In Glamorganshire in 1763, the death of a master produced revelations about his ‘vile life’ in keeping a maidservant as his concubine ‘to the great disturbance of his house and to the great grief and vexation of his loving wife.’ A London moralist J. Moir warned parents in 1787: ‘You had better turn your daughter into the street at once than place her out to service. For ten to one her master shall seduce her or she shall be made the confidante of her mistress’s intrigues.’

“Masters would often consider it their right to molest their maids. It was made clear to a London maidservant in 1605 that providing sexual favors to the master on demand was simply part of her job. She was told: ‘Thou art my servant and I may do with thee as I please.’ ”
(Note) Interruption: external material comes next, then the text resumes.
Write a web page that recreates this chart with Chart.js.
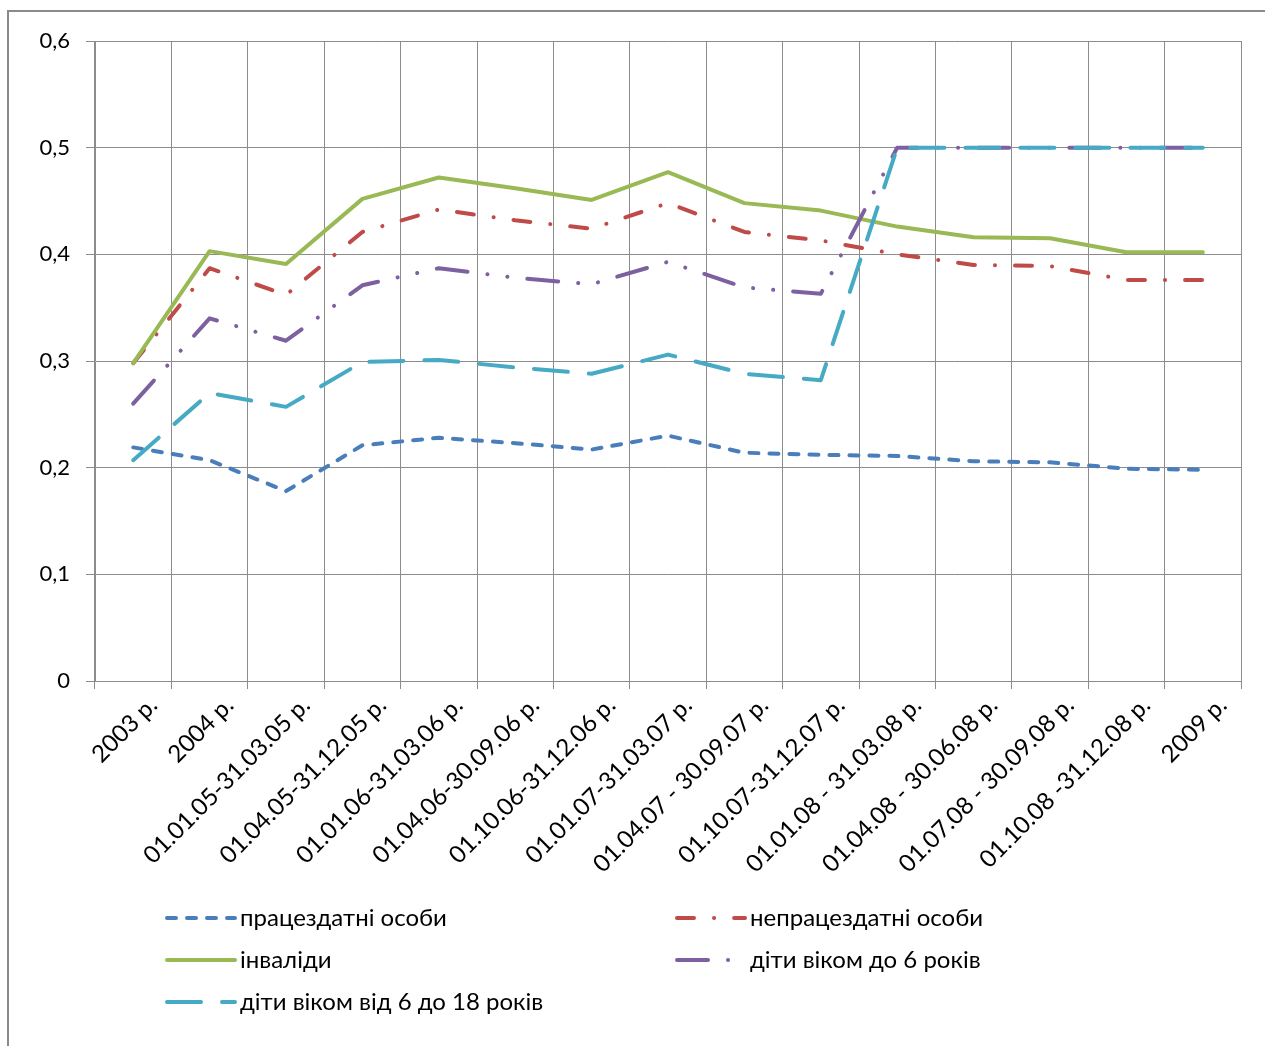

And check out this blog on how Lebanese employers perceive the sexuality of Filipina maids, which reads:

Filipina women, compared to their Ethiopian and Sri Lankan counterparts, are seen as fairer, sexually more attractive, and promiscuous. These images of Filipina women legitimate employers’ tight control of their bodies and persons…Just in case you’ve been wondering why some families lock the doors on their maids when they leave home.


Or, alternately, you can google the words Filipina, maid, rape. I got more than 2 million results.

Do Filipina maids form the base of the new slave trade?